Василий вскочил, разом оказавшись едва ль не на полторы головы выше собравшихся. Схватился руками за горло так, словно его что-то душило. Стеша испуганно метнулась в сторону и присела на корточки. Матвей Печинога, напротив, качнулся вперед, как будто бы готовясь к какому-то действию.

Отодвинув юношу рукой, как досадную, но неживую помеху, Василий буквально выбежал из залы.

Софи ошеломленно проследила его движение, потом обернулась к Аглае.

– Чего это он? Вы знаете, Аглая? Это оттого, что я о брате плохо сказала? Он разве к нему так привязан? Я не думала…

– Василий делал нашей Любочке предложение. Как раз накануне того, как она в Петербург уехала, – объяснила Аглая.

– О Господи! – пробормотала Софи. – Я ж и не знала… А куда же он теперь побежал? – обратилась она почему-то к Матвею.

– Вот уж не знаю! – ответил юноша. – Может быть, догнать его?

– Да не надо, наверное… – не слишком уверенно пробормотала Софи, нервно накручивая на палец выбившийся из прически локон.
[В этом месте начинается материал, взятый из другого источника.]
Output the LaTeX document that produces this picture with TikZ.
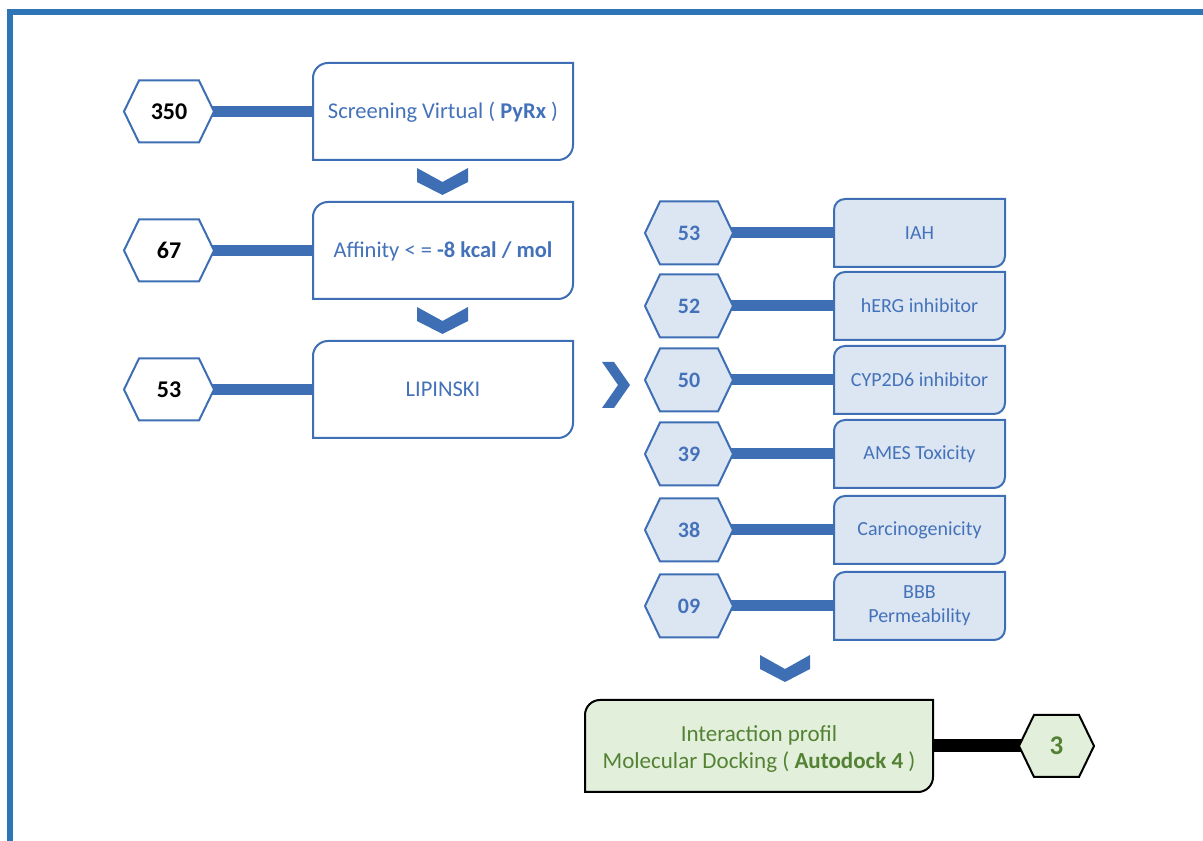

Стеша потянула брата за рукав и принялась энергично о чем-то его расспрашивать. Аглая, задумавшись, отошла.

К Софи приблизился инженер Измайлов, наконец-то закончивший свой долгий разговор с Марьей Ивановной.

– Где ж Василий? – спросил он. – Я видел, он с вами был…

– Убежал, – честно ответила Софи.

– А Леокардия Власьевна?

– Должно быть, уехала…

– Право, Софья Павловна, близкое знакомство с вами оправдывает худшие мои ожидания…

– В чем же? – надменно подняла бровь Софи.

– Только поговорив с вами, люди, до того вполне стабильные, впадают в экзальтацию и убегают, уезжают…

– Вы думаете, дело во мне?

– Ну не во мне же… – пожал плечами Измайлов.

– Андрей Андреевич, можно вас на минутку? – спросила подошедшая Вера. – Софья Павловна, вы позволите…?

– Да забирай его, Вера, хоть насовсем забирай и съешь! – с детским раздражением воскликнула Софи. – Ни капельки не жалко будет!

Измайлов, отходя, улыбался, но Софи не видела его улыбки. Зато ее прекрасно видели Вера Михайлова и Машенька Опалинская.

– Она приехала и разом все изменила. Большинству и дела до нее нет. Но все стали другими, словно переоделись в другое платье, – медленно сказала Вера, садясь и указывая Измайлову на стул рядом с собой. – Я знала ее девочкой и не могла понять. Вы умный человек, скажите: в чем ее секрет?

– Она изгоняет людей из их прежних оболочек. Но не предоставляет ничего взамен. Стоит невдалеке и смотрит с любопытством: что он теперь будет делать? Именно потому рядом с ней так свежо, больно и холодно.

– Я вам сейчас предложу то, от чего вы откажитесь. Стоит ли, Андрей Андреевич? Мне охота…

– Что ж, предложите, Вера Артемьевна…

– Предложу. Но – уговор. Вы мне после ответите на один вопрос.

– Котов в мешке не беру…

– Могу вопрос заранее задать.

– Говорите.

– Предлагала ли вам то же Марья Ивановна?